City council hears about Kemper Administration building

Boonville City Administrator gave the Boonville City Council a memorandum on the status of the Kemper Campus at Monday evening city council meeting. According to the memorandum, the Administration building on the Kemper Campus may offer significant challenges for development.
Tessendorf acquired the expertise of Erik Miller of P.W. Architects and Dennis Paul of Septagon to offer an in-depth analysis of the campus.
In the memorandum, Tessendorf stated there is a need to gain a realistic appreciation for the challenges of Kemper in many contexts from fundraising to partnering to demolition.  
“In general, the report found that with the exception of the Administration Building the remaining buildings are in reasonable structural condition.  That being said, there remains significant challenges and costs with several of the buildings,” Tessendorf stated in the memorandum.
Tessendorf stated at this level of analysis no professional will give an estimate. Tessendorf, though, provided rough estimates for cost per square footage.   
“Obviously, the end use defines some of the cost.  Nonetheless, for a building in good structural condition, without any hazardous materials, the cost may range from $150-200 per square foot.  None of our buildings fit this category. All have some degree of environmental issues.  So perhaps $220 per square foot for K Barracks and Academic Hall with upwards of $300 per square foot for D and A Barracks.  The Administration Building is only a wild guess.  There is approximately 150,000 square feet of building excluding the Administration Building and Science Hall,” Tessendorf stated.  
Safety has been a huge concern for the city, especially with the Administration Building.
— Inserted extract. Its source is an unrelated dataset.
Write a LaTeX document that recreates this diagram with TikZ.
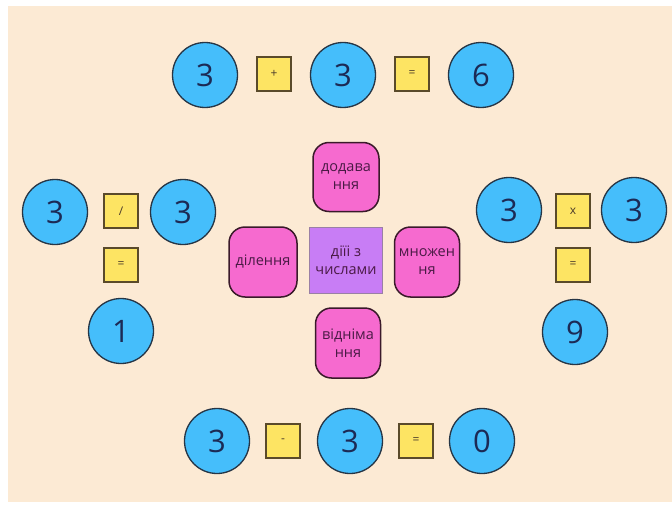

Entry ways are being boarded up so no intruders enter the facility.
“As to the Administration Building, Gary is taking steps to secure the windows etc. that are outside the fence,” Tessendorf stated.  
While being the oldest building on the campus, the Administration Building according to Tessendorf,  has been built, added-on and rebuilt a dozen times over the years.  
“Certain parts of the building are better than others and it may very well be possible to “save” a section or two which are in better condition. This would require further study.  The “better” parts are along Third Street  with the South half being the best.  These are, of course, the more architecturally attractive,” Tessendorf stated.
Once the memorandum was presented, discussion commenced on the campus.
“I do agree and I am glad to hear it will be potentially possible to save the south east corner, which is the original building. For an historical standpoint, I would like to hear more about this option,” Boonville Ward One Councilman Mike Kelley said.
Kelley asked what the council could do to better direct the city on a plan for the campus.
“Dr. Marsha Drennon will be compiling a strategic plan quite soon within five months,” Boonville Mayor Julie Thacher said.
Thacher said she would want to wait to see what her plan is before making any other decisions.
Boonville Ward Three Councilman Ned Beach said he would like some action taken on cost for partial demolition and costs to save parts of the building.
Drennon will be tentatively starting on the Strategic Plan in early November with delivery anticipated in January of 2014.